This is how you deal with Islamic extremist.


----------



## ScienceRocks (Oct 27, 2013)

adeel_sami said:


> Emmmmm what that past 50 years have gotten for us; Most of us like to kill-play. Stop the killing Now !!



Islam should practice that and not be two faced.


----------



## waltky (May 8, 2014)

300 villagers killed in new Boko Haram attack...

*Boko Haram holds girls, kills 300 Nigerians*
_May 7, 2014  -- Nigerian families awaiting promised help from the West to free hundreds of schoolgirls kidnapped weeks ago by terrorists are blaming their own government for the failing to stop an Islamic group that struck again, killing as many as 300 Nigerians._


> "People from northeast live in a region full of anarchy -- we have been killed, our children raped and kidnapped but the government is doing nothing about it," said Samson Iyke, a resident of Borno, the remote northern region where the girls were kidnapped.  "It's politics from the look of things because the government seems not to care about the plight of people from northern Nigeria," he added. "We have been forgotten, left unprotected simply because we belong to another political party."  The Nigerians offered a $300,000 reward for information leading to the rescue of the girls, who were dragged from a school April 14 and taken to a remote forest base.  On Wednesday, NIgerian officials confirmed that Islamists killed as many as 300 people in the town of Gamboru Ngala, on Nigeria's border with Cameroon. ThisDay newspaper reported that the terrorists fired into crowds of people at a busy market Monday night.
> 
> Nigerian federal Senator Ahmed Zannah said the terrorists set homes on fire and gunned down residents who tried to escape from the flames, reported the paper. Zannah blamed members of Boko Haram, the terrorist network that has claimed responsibility for the kidnapping of 276 teenage girls and is threatening to sell them into slavery.  The latest attack is among scores of similar assaults, bombings and kidnappings that have been carried out by Boko Haram since its inception two years ago. Boko Haram, which has killed thousands of Christians and Muslims in an attempt to bring strict Islamic law to all of Nigeria, declared plans to sell the girls or have them married to its members.
> 
> ...


----------



## ScienceRocks (May 8, 2014)

If I was the president of Nigeria,, well, I'd mow down every cock sucking member of Boko Haram.

I go patton on the bastards!


----------



## Book of Jeremiah (May 8, 2014)

The bible doesn't give a provision for self defense.  The Pastor is wrong.  Self defense is permissable in Judaism.   Not Christianity.

***
That doesn't mean Christians are defenseless.  Not at all.  It means the weapons of our warfare are different.  They bring about supernatural results which can be far more devastating to the enemies of G-d.


----------



## Book of Jeremiah (May 8, 2014)

This happened in a 10/40 window nation...

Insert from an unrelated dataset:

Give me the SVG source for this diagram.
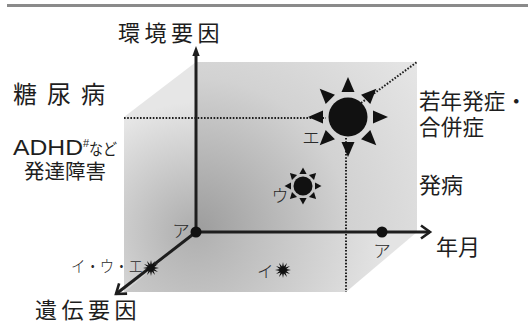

Some years ago there was a church being attacked by a group of angry Moslem men.  They showed up in front of the church with gasoline cans and matches.  The Pastors wife ran out to them and pleaded that the church was their home and they lived there.  The Moslem man ignored her and began to pull out a box of matches.  The Pastors wife began to pray fervently to God crying out to Him to save the church.   The Moslem man struck the match but it wouldn't light.   The praying christian continued to travail in prayer while the Moslem took out a second match and again it wouldn't strike.   Before he could do it again a huge angel appeared before him with a flaming sword.   The Moslem men stopped and looked in awe at this angel.   The angel said to them, this is "real holy ground".   Light that match and you'll die.  Leave now!  Then they saw something which caused them to flee in great terror.  The one Muslimwas jumping onto peoples rooftops holding his head, screaming in terror as he warned everyone do not go near that church and do not harm those christians.  

That is a true story and one of many I could tell you about what goes on daily in 10/40 window nations.  Unfortunately the mainstream media news won't report these stories.  The story still made it into a Church of God magazine.


----------



## Katzndogz (May 8, 2014)

It is utterly shocking and dismaying that Americans believe that Boko Haram, capable of killing 300 people in a village, would be defeated by a Twitter campaign.


----------



## Sunni Man (May 8, 2014)

Jeremiah said:


> The bible doesn't give a provision for self defense.  The Pastor is wrong.  Self defense is permissable in Judaism.   Not Christianity.


What an idiotic statement......you really need to read your Bible.

Luke  22:36 He (Jesus) said to them, "But now the one who has a purse must take it, and likewise a bag. And the one who has no sword must sell his cloak and buy one.

Swords only have 2 purposes..... self-defense or killing.    .     "cool"


----------